Langer Rede kurzer Sinn, ich fände es wesentlich klüger, wenn die Schwierigkeitsgrade sich nicht widersprechen würden. Daran krankten nämlichen meine sämtlichen Kontakte mit Prozentersystemen in der Vergangenheit: völlig egal was da im Regeltext stand, letzten Endes hat der jeweilige SL (ich erinnere mich an derer vier) dann doch für jeden feuchten Furz eine Probe auf “Standardschwierigkeit” würfeln lassen. Was wiederum jedes dieser Spiele zur Slapsticknummer degradiert hat. Nun ist da die übliche Apologetik “Das ist nicht die Schuld des Systems, sondern des SL”, aber wenn 4 von 4 SLs in 4 verschiedenen Systemen immer den gleichen Fehler machen, ist das für mich ein starkes Zeichen dafür, dass Prozentersysteme für diesen Unsinn einfach anfälliger sind bzw die Mechanik schlicht und einfach inhärent unintuitiv ist.
Also wieder zurück zum Buch:
Wir gelangen zum Kapitel über Steigerungen - etwas, das natürlich jeden Spieler interessiert. Die Praxis, dass man eine kleine Handvoll “Experience Rolls” bekommt, mit der man auswürfeln muss, wie weit man ein paar Skills steigern kann, erinnert an älteres DSA. Aber immerhin ist wenigstens ein +1%-Anstieg garantiert. Dagegen sehr hübsch ist die Regel, dass Skills, mit denen man seit dem letzten Steigern gepatzt hat, automatisch ansteigen -- man lernt halt aus seinen Fehlern.

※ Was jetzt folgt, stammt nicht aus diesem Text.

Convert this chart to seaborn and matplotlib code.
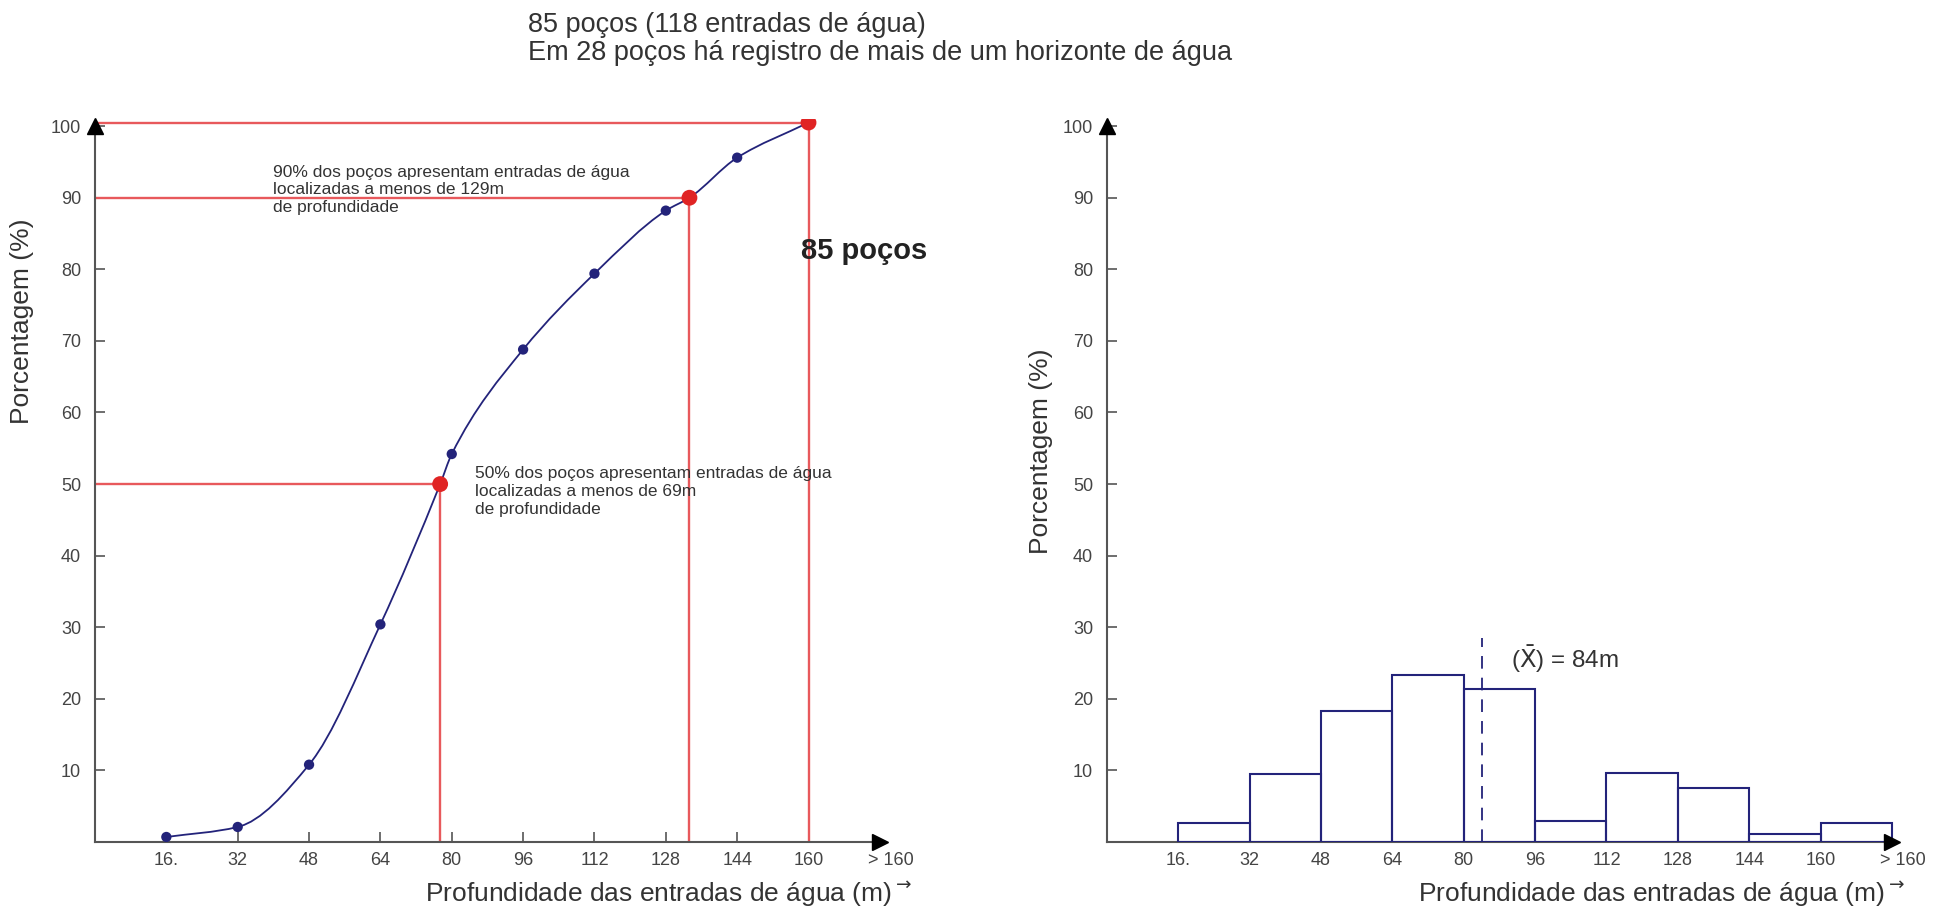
import numpy as np
import matplotlib
matplotlib.use("Agg")
import matplotlib.pyplot as plt
import seaborn as sns
from matplotlib.path import Path
from matplotlib.patches import PathPatch

# ---------------- data ----------------
depth_ticks = [16, 32, 48, 64, 80, 96, 112, 128, 144, 160]
depth_tick_labels = ["16.", "32", "48", "64", "80", "96", "112", "128", "144", "160"]
pct_ticks = [10, 20, 30, 40, 50, 60, 70, 80, 90, 100]

cum_depth = [16, 32, 48, 64, 80, 96, 112, 128, 144]
cum_pct = [0.7, 2.1, 10.8, 30.4, 54.2, 68.8, 79.4, 88.2, 95.6]

marker_depth = [77.4, 133.3, 160]
marker_pct = [50, 90, 100.5]

bin_edges = [16, 32, 48, 64, 80, 96, 112, 128, 144, 160, 176]
bin_pct = [2.6, 9.5, 18.3, 23.3, 21.4, 2.9, 9.6, 7.5, 1.1, 2.6]
mean_depth = 84
mean_line_top = 28.5

title_lines = ["85 poços (118 entradas de água)",
               "Em 28 poços há registro de mais de um horizonte de água"]
note_90 = "90% dos poços apresentam entradas de água\nlocalizadas a menos de 129m\nde profundidade"
note_50 = "50% dos poços apresentam entradas de água\nlocalizadas a menos de 69m\nde profundidade"

# ---------------- style ----------------
sns.set_theme(style="white")
plt.rcParams["font.family"] = ["Liberation Sans", "DejaVu Sans"]

NAVY = "#23237a"
RED_PT = "#e02424"
RED_LN = "#e8595c"
AX_C = "#555555"
TXT = "#333333"

fig = plt.figure(figsize=(19.36, 9.11), dpi=100)
fig.patch.set_facecolor("white")
axL = fig.add_axes([95 / 1936, 69 / 911, 796 / 1936, 723 / 911])
axR = fig.add_axes([1107 / 1936, 69 / 911, 796 / 1936, 723 / 911])

# ---------------- left: cumulative curve ----------------
xs = np.array(sorted(cum_depth + marker_depth), dtype=float)
all_y = dict(zip(cum_depth + marker_depth, cum_pct + marker_pct))
ys = np.array([all_y[x] for x in xs], dtype=float)

h = np.diff(xs)
d = np.diff(ys) / h
m = np.zeros_like(ys)
m[0], m[-1] = d[0], d[-1]
for k in range(1, len(xs) - 1):
    if d[k - 1] * d[k] <= 0:
        m[k] = 0.0
    else:
        w1 = 2 * h[k] + h[k - 1]
        w2 = h[k] + 2 * h[k - 1]
        m[k] = (w1 + w2) / (w1 / d[k - 1] + w2 / d[k])
verts = [(xs[0], ys[0])]
codes = [Path.MOVETO]
for k in range(len(xs) - 1):
    verts += [(xs[k] + h[k] / 3, ys[k] + m[k] * h[k] / 3),
              (xs[k + 1] - h[k] / 3, ys[k + 1] - m[k + 1] * h[k] / 3),
              (xs[k + 1], ys[k + 1])]
    codes += [Path.CURVE4] * 3
axL.add_patch(PathPatch(Path(verts, codes), facecolor="none",
                        edgecolor=NAVY, lw=1.3, zorder=3))

for x, y in zip(marker_depth, marker_pct):
    axL.hlines(y, 0, x, color=RED_LN, lw=1.7, zorder=2)
    axL.vlines(x, 0, y, color=RED_LN, lw=1.7, zorder=2)

sns.scatterplot(x=cum_depth, y=cum_pct, ax=axL, color=NAVY, s=55,
                edgecolor="none", zorder=4, legend=False)
sns.scatterplot(x=marker_depth, y=marker_pct, ax=axL, color=RED_PT, s=130,
                edgecolor="none", zorder=5, legend=False)

axL.text(40, 91.1, note_90, fontsize=12.5, color=TXT, va="center", ha="left",
         linespacing=1.2)
axL.text(85.3, 49.0, note_50, fontsize=12.5, color=TXT, va="center", ha="left",
         linespacing=1.25)
axL.text(158.3, 82.5, "85 poços", fontsize=21, fontweight="bold",
         color="#222222", va="center", ha="left")

# ---------------- right: histogram ----------------
bin_mids = [(a + b) / 2 for a, b in zip(bin_edges[:-1], bin_edges[1:])]
sns.histplot(x=bin_mids, weights=bin_pct, bins=bin_edges, ax=axR,
             fill=False, color=NAVY, linewidth=1.5, zorder=3)
axR.vlines(mean_depth, 0, mean_line_top, color=NAVY, lw=1.3,
           linestyles=(0, (7, 5)), zorder=4)
axR.text(90.5, 25.6, r"($\bar{\mathrm{X}}$) = 84m", fontsize=17.5,
         color=TXT, va="center", ha="left")

# ---------------- axes styling ----------------
for ax, ylab_xy, xlab_xy in [(axL, (-0.092, 0.72), (0.72, -0.073)),
                             (axR, (-0.083, 0.541), (0.697, -0.073))]:
    ax.set_xlim(0, 176)
    ax.set_ylim(0, 101)
    ax.set_facecolor("white")
    for s in ["top", "right"]:
        ax.spines[s].set_visible(False)
    ax.spines["left"].set_bounds(0, 100)
    ax.spines["bottom"].set_bounds(0, 176)
    for s in ["left", "bottom"]:
        ax.spines[s].set_color(AX_C)
        ax.spines[s].set_linewidth(1.5)
    ax.set_xticks(depth_ticks, labels=depth_tick_labels)
    ax.set_xticks([178.5], labels=["> 160"], minor=True)
    ax.set_yticks(pct_ticks)
    ax.tick_params(axis="both", which="major", direction="in", length=7,
                   width=1.2, color=AX_C, labelsize=13, labelcolor="#444444",
                   bottom=True, left=True)
    ax.tick_params(axis="x", which="major", pad=7)
    ax.tick_params(axis="y", which="major", pad=10)
    ax.tick_params(axis="x", which="minor", length=0, labelsize=13,
                   labelcolor="#444444", pad=7, bottom=True)
    ax.plot([176], [0], marker=">", color="black", ms=12, clip_on=False,
            zorder=6)
    ax.plot([0], [100], marker="^", color="black", ms=12, clip_on=False,
            zorder=6)
    ax.set_ylabel("Porcentagem (%)", fontsize=19, color=TXT)
    ax.yaxis.set_label_coords(*ylab_xy)
    ax.yaxis.label.set_va("center")
    ax.set_xlabel(r"Profundidade das entradas de água (m)$^{\rightarrow}$",
                  fontsize=19, color=TXT)
    ax.xaxis.set_label_coords(*xlab_xy)
    ax.xaxis.label.set_va("center")
    ax.grid(False)

fig.text(528 / 1936, 1 - 25.5 / 911, title_lines[0], fontsize=19.5,
         color=TXT, ha="left", va="center")
fig.text(528 / 1936, 1 - 53 / 911, title_lines[1], fontsize=19.5,
         color=TXT, ha="left", va="center")

fig.savefig("out.png", dpi=100, facecolor="white")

Davon unberührt ist das Steigern per Lehrmeister -- das geht auch, wenn man einen solchen hat; das kostet dann vor allem Zeit (und ggf Geld), aber keine Experience Rolls. Umgekehrt brauchen erwürfelte Steigerungen keinen Lehrer. Gut.
Das allgemeine Aufstiegstempo kann aber nur als glazial bezeichnet werden: die Rede ist grob gesagt von einer Steigerung (mit ca 3 Exp Rolls) alle 2-3 Sitzungen; mit jedem Wurf steigt ein einzelner Skill um durchschnittlich 2%. Piddel-piddel.
Aber genug davon, sehen wir uns die Kampfregeln an. Ich habe sie hin und hergewälzt, und kann mich des Eindrucks nicht erwehren, dass bei der Redaktion der Essentials-Ausgabe einiges der Schere zum Opfer fiel, was nicht hätte fallen dürfen. So nehmen Text und Tabellen zwar mehrfach Bezug zu den Reichweitenkategorien der Waffen -- aber was die regelmechanischen Konsequenzen unterschiedlicher Reichweiten sind, genau diese Information konnte ich nicht finden. Es wird mehrmals zwischen verschiedenen Seiten hin- und herreferenziert, aber die versprochene Information fehlt.
Anm.: ich habe mir das inzwischen von jemandem erklären lassen, der die Vollversion besitzt. Bei mehr als einer Größenkategorie Unterschied muss der mit dem kleineren Teil erst einen Kampfvorteil erwürfeln, um in Angriffsreichweite zu kommen.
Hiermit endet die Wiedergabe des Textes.